THE REQUEST
Leave out all pictures and return, exactly as written, the lines from the line containing "Reproduce this chart with Bokeh." to the line containing "barvy v postavách", both ends kept.

INPUT
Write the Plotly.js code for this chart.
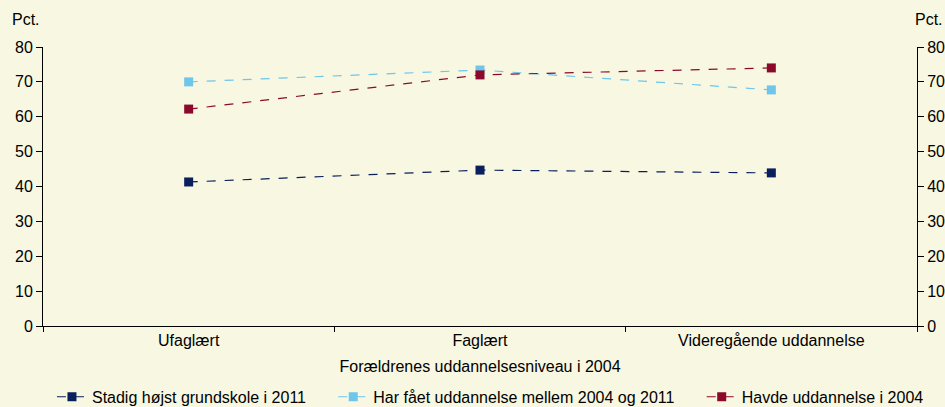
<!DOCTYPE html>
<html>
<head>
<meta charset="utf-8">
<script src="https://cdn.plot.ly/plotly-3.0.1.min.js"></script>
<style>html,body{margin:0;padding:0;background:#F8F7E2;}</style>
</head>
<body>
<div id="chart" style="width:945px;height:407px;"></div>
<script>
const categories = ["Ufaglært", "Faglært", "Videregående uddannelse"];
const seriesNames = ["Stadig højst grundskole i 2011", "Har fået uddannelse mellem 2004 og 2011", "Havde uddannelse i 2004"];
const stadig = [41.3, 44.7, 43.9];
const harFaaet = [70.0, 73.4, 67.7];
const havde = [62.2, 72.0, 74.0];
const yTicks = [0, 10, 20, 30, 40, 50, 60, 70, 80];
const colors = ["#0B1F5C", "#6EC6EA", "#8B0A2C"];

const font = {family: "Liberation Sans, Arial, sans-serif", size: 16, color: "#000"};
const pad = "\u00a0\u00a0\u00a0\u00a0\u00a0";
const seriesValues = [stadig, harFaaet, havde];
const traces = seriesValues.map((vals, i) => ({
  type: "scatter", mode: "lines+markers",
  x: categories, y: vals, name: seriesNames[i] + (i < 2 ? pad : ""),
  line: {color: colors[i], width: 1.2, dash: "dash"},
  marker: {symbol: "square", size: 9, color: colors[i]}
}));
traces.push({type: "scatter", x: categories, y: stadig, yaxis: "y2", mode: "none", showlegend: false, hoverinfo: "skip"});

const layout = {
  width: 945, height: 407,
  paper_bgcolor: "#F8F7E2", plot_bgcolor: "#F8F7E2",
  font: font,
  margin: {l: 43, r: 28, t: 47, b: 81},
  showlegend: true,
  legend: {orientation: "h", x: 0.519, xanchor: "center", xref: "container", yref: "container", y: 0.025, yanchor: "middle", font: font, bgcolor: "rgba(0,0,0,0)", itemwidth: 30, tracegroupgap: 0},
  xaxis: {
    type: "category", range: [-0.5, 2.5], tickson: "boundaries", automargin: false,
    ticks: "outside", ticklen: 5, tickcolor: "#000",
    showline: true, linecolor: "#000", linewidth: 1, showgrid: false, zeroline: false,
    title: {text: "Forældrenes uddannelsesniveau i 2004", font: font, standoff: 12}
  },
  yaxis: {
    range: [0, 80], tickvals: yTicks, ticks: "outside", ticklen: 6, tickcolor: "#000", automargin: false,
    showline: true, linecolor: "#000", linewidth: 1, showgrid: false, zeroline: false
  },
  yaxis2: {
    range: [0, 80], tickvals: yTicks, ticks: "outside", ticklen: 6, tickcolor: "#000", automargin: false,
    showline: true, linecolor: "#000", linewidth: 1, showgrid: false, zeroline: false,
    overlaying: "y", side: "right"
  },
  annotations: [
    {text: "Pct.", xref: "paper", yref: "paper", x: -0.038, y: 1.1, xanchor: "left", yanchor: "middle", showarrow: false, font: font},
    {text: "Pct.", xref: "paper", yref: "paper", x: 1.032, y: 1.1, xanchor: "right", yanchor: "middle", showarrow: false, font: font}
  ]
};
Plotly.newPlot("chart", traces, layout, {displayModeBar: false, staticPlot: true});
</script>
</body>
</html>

...

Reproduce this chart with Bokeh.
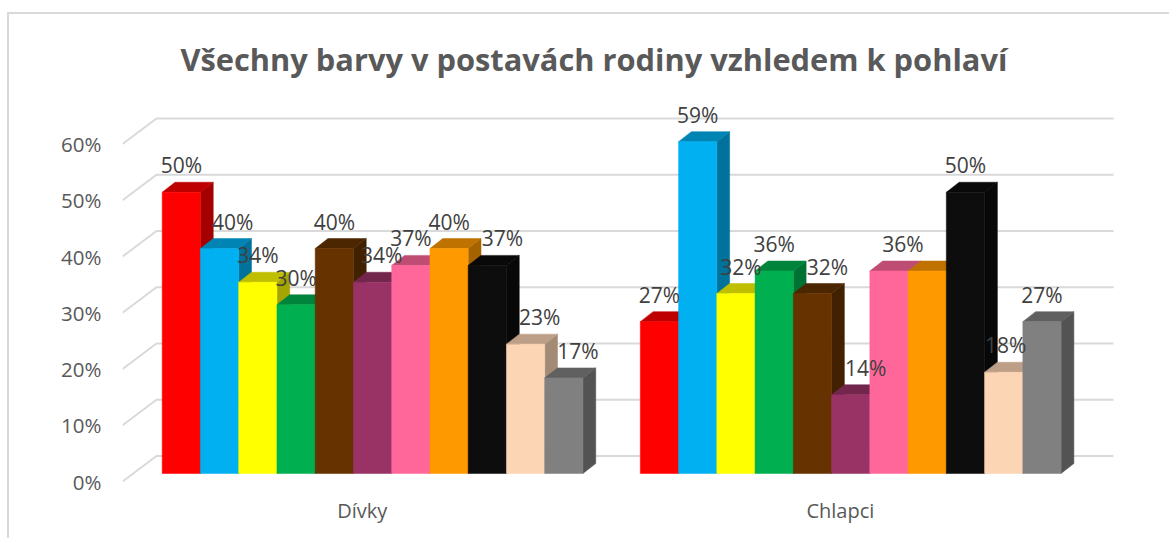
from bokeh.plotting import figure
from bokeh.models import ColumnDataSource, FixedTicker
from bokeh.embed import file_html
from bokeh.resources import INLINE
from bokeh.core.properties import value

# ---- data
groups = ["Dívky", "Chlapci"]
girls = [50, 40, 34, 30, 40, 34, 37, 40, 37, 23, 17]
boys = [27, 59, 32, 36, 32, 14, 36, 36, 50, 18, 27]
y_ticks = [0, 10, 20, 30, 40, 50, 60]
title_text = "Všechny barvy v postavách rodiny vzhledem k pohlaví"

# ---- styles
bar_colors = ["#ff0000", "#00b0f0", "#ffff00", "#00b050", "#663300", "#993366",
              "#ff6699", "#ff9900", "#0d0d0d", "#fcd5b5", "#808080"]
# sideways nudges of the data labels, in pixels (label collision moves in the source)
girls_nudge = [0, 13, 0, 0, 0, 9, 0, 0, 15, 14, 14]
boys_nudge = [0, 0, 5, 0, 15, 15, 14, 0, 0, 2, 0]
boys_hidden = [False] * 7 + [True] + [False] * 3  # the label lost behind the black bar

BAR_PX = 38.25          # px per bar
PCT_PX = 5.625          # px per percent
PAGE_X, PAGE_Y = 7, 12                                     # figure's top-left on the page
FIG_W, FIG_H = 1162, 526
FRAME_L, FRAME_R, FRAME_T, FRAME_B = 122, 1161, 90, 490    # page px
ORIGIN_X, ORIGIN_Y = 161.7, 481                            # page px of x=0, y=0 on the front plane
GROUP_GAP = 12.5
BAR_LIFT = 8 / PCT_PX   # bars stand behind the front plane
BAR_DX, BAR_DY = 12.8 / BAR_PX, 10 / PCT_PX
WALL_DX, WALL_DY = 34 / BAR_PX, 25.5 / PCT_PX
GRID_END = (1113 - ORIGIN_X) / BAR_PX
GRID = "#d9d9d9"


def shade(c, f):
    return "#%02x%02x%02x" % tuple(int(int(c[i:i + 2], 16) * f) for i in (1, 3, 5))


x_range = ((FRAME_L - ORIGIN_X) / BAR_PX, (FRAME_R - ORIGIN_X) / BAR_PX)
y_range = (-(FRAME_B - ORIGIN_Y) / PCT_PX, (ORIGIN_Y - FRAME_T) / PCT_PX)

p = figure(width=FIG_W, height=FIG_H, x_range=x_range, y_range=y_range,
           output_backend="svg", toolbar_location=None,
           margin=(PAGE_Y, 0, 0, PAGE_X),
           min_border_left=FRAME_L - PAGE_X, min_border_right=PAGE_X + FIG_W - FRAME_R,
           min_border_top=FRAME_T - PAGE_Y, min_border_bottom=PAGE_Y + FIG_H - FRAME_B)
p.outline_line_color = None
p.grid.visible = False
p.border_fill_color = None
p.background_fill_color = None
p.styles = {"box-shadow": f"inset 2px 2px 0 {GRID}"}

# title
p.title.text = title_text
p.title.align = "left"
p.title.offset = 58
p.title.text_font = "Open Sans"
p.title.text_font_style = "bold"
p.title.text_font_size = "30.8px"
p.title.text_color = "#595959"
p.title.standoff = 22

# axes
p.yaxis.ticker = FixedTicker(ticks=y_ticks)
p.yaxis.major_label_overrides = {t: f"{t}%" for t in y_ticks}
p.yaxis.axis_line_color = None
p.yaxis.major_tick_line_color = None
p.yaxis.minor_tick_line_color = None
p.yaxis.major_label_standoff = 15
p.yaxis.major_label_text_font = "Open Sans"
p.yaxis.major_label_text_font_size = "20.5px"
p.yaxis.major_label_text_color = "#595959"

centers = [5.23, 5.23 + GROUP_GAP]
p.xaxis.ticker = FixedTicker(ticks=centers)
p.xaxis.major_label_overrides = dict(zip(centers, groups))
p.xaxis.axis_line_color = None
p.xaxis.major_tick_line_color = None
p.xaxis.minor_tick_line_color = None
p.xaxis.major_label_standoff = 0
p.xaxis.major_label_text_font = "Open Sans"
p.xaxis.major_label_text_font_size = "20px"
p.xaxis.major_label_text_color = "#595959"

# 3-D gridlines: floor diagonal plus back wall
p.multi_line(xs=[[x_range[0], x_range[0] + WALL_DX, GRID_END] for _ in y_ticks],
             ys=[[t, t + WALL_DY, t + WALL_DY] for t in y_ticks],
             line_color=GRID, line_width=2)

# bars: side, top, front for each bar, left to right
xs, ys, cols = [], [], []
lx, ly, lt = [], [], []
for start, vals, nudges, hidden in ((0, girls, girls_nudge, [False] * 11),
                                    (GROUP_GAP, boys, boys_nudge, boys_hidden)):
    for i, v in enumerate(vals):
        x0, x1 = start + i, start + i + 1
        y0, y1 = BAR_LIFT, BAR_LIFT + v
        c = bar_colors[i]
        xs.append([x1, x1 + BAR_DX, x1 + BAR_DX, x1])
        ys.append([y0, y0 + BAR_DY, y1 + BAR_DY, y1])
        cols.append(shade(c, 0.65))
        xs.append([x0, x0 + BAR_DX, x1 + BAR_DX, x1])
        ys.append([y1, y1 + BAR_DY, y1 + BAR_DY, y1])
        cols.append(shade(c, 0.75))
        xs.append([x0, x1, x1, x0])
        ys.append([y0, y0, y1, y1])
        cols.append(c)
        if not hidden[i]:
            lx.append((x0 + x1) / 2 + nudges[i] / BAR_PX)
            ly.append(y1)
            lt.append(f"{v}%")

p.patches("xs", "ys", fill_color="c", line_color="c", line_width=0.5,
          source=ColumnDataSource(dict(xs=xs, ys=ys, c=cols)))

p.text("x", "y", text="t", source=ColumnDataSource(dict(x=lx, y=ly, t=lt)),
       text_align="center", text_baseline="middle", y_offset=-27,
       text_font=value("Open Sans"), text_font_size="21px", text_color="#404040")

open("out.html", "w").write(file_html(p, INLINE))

EXERCISE ANSWER
Reproduce this chart with Bokeh.
from bokeh.plotting import figure
from bokeh.models import ColumnDataSource, FixedTicker
from bokeh.embed import file_html
from bokeh.resources import INLINE
from bokeh.core.properties import value

# ---- data
groups = ["Dívky", "Chlapci"]
girls = [50, 40, 34, 30, 40, 34, 37, 40, 37, 23, 17]
boys = [27, 59, 32, 36, 32, 14, 36, 36, 50, 18, 27]
y_ticks = [0, 10, 20, 30, 40, 50, 60]
title_text = "Všechny barvy v postavách rodiny vzhledem k pohlaví"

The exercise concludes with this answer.